La conseillère de Sécurité nationale des États-Unis, Susan Rice, est actuellement à Pékin pour des entretiens sur la mer de Chine méridionale, prétendument pour faire avancer la coopération dans une période de tensions accrues. Avant les discussions, un autre fonctionnaire anonyme a déclaré : « Nous ne cherchons pas à faire des choses qui aggravent la situation. Et en même temps, nous tenons à ce qu’ils [les Chinois] ne fassent pas des choses malvenues qui peuvent dégénérer ».
Dans la période précédant la décision de La Haye, l’armée américaine a effectué un certain nombre d’actions très provocatrices, dont des exercices navals peu communs impliquant deux porte-avions et leurs groupes d’attaque aéronavale en mer des Philippines près des eaux contestées. La semaine dernière, le porte-avions, l’USS Ronald Reagan, et son groupe d’attaque de destroyers et de croiseurs patrouillaient en mer de Chine méridionale. Vendredi, l’US Navy et les Marines ont commencé des exercices annuels de guerre maritime avec les Forces armées de Singapour, impliquant 700 personnels et des navires, des sous-marins et des aéronefs des deux pays.
La demande de Rice que la Chine se garde de mesures « aggravantes » est en réalité un avertissement menaçant que toute action chinoise en mer de Chine méridionale sera condamnée et exploitée pour justifier la poursuite de l’expansion militaire des États-Unis dans cette région stratégiquement sensible. Alors que les États-Unis prétendent protéger les routes commerciales, leur renforcement militaire est une menace implicite à la fois contre les bases chinoises adjacentes à la mer de Chine méridionale et contre les voies maritimes dont la Chine dépend pour importer des matières premières vitales et de l’énergie du Moyen-Orient et d’Afrique.
L’offensive diplomatique de Washington sur la mer de Chine méridionale menace de rompre le groupement ASEAN. S’il est possible qu’une formulation sera trouvée pour cacher la misère sur des différends profonds dans le communiqué final, le Wall Street Journal a rapporté que des diplomates à Vientiane discutaient des changements fondamentaux dans la façon dont les décisions sont prises.

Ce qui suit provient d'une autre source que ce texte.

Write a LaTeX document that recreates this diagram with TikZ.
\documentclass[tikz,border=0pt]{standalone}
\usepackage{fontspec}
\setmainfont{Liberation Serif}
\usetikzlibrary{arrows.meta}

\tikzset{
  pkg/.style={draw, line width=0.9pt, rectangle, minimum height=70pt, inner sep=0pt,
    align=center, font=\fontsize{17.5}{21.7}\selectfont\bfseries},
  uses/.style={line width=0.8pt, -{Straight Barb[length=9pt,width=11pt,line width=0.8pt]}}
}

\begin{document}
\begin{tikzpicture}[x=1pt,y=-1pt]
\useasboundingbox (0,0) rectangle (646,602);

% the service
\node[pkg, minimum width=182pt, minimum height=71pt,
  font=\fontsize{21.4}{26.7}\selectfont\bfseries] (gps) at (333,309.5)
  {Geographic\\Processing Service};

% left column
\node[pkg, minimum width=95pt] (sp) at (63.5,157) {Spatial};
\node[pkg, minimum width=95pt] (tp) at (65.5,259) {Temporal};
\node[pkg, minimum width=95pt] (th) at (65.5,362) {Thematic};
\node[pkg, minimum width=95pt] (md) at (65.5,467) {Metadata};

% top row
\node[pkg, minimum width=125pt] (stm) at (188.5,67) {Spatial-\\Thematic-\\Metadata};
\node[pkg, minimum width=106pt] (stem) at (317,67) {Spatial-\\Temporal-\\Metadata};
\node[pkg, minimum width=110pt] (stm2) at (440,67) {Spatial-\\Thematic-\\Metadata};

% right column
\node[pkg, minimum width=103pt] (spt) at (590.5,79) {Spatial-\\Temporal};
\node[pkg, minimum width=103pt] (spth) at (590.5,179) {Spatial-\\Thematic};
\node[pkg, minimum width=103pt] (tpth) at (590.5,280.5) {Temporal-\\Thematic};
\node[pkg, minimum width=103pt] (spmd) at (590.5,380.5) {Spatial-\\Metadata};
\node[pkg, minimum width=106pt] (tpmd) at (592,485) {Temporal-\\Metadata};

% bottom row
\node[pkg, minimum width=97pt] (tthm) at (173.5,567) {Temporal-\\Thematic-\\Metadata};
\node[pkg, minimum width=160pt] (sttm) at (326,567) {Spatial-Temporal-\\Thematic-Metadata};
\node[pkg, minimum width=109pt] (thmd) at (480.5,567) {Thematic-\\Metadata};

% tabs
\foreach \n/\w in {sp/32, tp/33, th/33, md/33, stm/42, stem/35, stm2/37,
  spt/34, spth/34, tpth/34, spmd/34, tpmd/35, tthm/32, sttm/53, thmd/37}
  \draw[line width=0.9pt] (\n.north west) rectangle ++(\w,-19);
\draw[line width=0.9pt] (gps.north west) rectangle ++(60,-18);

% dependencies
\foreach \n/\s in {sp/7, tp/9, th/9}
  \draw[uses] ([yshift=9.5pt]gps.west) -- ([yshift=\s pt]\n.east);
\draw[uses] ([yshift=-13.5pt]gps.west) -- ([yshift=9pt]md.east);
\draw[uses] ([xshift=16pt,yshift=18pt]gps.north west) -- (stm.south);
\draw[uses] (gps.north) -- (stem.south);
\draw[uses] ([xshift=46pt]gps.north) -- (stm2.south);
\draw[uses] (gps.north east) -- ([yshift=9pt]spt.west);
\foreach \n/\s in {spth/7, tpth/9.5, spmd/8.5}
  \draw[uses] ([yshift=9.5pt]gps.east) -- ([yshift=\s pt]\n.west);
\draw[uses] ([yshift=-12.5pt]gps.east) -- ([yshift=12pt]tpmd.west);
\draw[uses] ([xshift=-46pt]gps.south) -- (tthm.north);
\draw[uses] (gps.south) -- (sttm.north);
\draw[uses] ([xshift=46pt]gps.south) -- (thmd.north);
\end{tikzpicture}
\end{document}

« La frustration [sur le veto du Cambodge] conduit à la discussion d’idées jusque-là taboues sur des modifications des règles de l’ASEAN pour permettre une rupture du consensus nécessaire et de permettre la création de petites coalitions qui permettraient à la majorité de l’ASEAN d’aller de l’avant sur les questions litigieuses », a expliqué le journal.
Une telle démarche pourrait conduire à une rupture de l’organisation en faveur du camp pro – américain d’un côté et du camp prochinois de l’autre.